## TASK BRIEF
Go through the material and write it all out exactly, minus the pictures.

## DATA BLOCK
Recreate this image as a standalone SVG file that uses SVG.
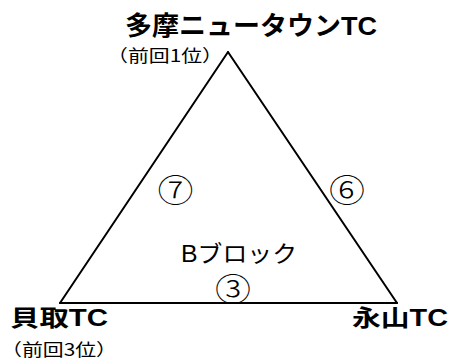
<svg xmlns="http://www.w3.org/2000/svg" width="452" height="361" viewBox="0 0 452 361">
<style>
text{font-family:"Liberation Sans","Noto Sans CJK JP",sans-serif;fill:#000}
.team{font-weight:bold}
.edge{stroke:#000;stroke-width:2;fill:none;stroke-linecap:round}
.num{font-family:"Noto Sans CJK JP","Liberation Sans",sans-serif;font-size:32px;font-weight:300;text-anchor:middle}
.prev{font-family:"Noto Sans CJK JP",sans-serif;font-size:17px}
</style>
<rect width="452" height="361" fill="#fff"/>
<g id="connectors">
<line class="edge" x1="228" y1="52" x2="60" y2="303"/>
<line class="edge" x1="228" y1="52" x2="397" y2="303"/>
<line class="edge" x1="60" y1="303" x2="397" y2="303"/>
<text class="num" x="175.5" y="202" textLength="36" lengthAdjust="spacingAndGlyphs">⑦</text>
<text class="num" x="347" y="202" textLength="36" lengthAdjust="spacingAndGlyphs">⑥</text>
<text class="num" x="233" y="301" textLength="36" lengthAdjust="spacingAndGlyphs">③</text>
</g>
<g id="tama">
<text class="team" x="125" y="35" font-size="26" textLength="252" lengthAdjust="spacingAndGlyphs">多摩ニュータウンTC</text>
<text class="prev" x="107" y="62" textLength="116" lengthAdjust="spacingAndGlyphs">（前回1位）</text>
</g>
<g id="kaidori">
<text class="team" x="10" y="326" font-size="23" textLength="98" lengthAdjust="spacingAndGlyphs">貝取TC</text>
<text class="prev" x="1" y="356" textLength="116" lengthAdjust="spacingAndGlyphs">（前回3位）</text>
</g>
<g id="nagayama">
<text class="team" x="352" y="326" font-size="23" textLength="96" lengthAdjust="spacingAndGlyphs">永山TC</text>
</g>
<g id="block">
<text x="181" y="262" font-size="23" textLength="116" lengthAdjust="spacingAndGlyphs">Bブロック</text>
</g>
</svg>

## TASK OUTPUT
Recreate this image as a standalone SVG file that uses SVG.
<svg xmlns="http://www.w3.org/2000/svg" width="452" height="361" viewBox="0 0 452 361">
<style>
text{font-family:"Liberation Sans","Noto Sans CJK JP",sans-serif;fill:#000}
.team{font-weight:bold}
.edge{stroke:#000;stroke-width:2;fill:none;stroke-linecap:round}
.num{font-family:"Noto Sans CJK JP","Liberation Sans",sans-serif;font-size:32px;font-weight:300;text-anchor:middle}
.prev{font-family:"Noto Sans CJK JP",sans-serif;font-size:17px}
</style>
<rect width="452" height="361" fill="#fff"/>
<g id="connectors">
<line class="edge" x1="228" y1="52" x2="60" y2="303"/>
<line class="edge" x1="228" y1="52" x2="397" y2="303"/>
<line class="edge" x1="60" y1="303" x2="397" y2="303"/>
<text class="num" x="175.5" y="202" textLength="36" lengthAdjust="spacingAndGlyphs">⑦</text>
<text class="num" x="347" y="202" textLength="36" lengthAdjust="spacingAndGlyphs">⑥</text>
<text class="num" x="233" y="301" textLength="36" lengthAdjust="spacingAndGlyphs">③</text>
</g>
<g id="tama">
<text class="team" x="125" y="35" font-size="26" textLength="252" lengthAdjust="spacingAndGlyphs">多摩ニュータウンTC</text>
<text class="prev" x="107" y="62" textLength="116" lengthAdjust="spacingAndGlyphs">（前回1位）</text>
</g>
<g id="kaidori">
<text class="team" x="10" y="326" font-size="23" textLength="98" lengthAdjust="spacingAndGlyphs">貝取TC</text>
<text class="prev" x="1" y="356" textLength="116" lengthAdjust="spacingAndGlyphs">（前回3位）</text>
</g>
<g id="nagayama">
<text class="team" x="352" y="326" font-size="23" textLength="96" lengthAdjust="spacingAndGlyphs">永山TC</text>
</g>
<g id="block">
<text x="181" y="262" font-size="23" textLength="116" lengthAdjust="spacingAndGlyphs">Bブロック</text>
</g>
</svg>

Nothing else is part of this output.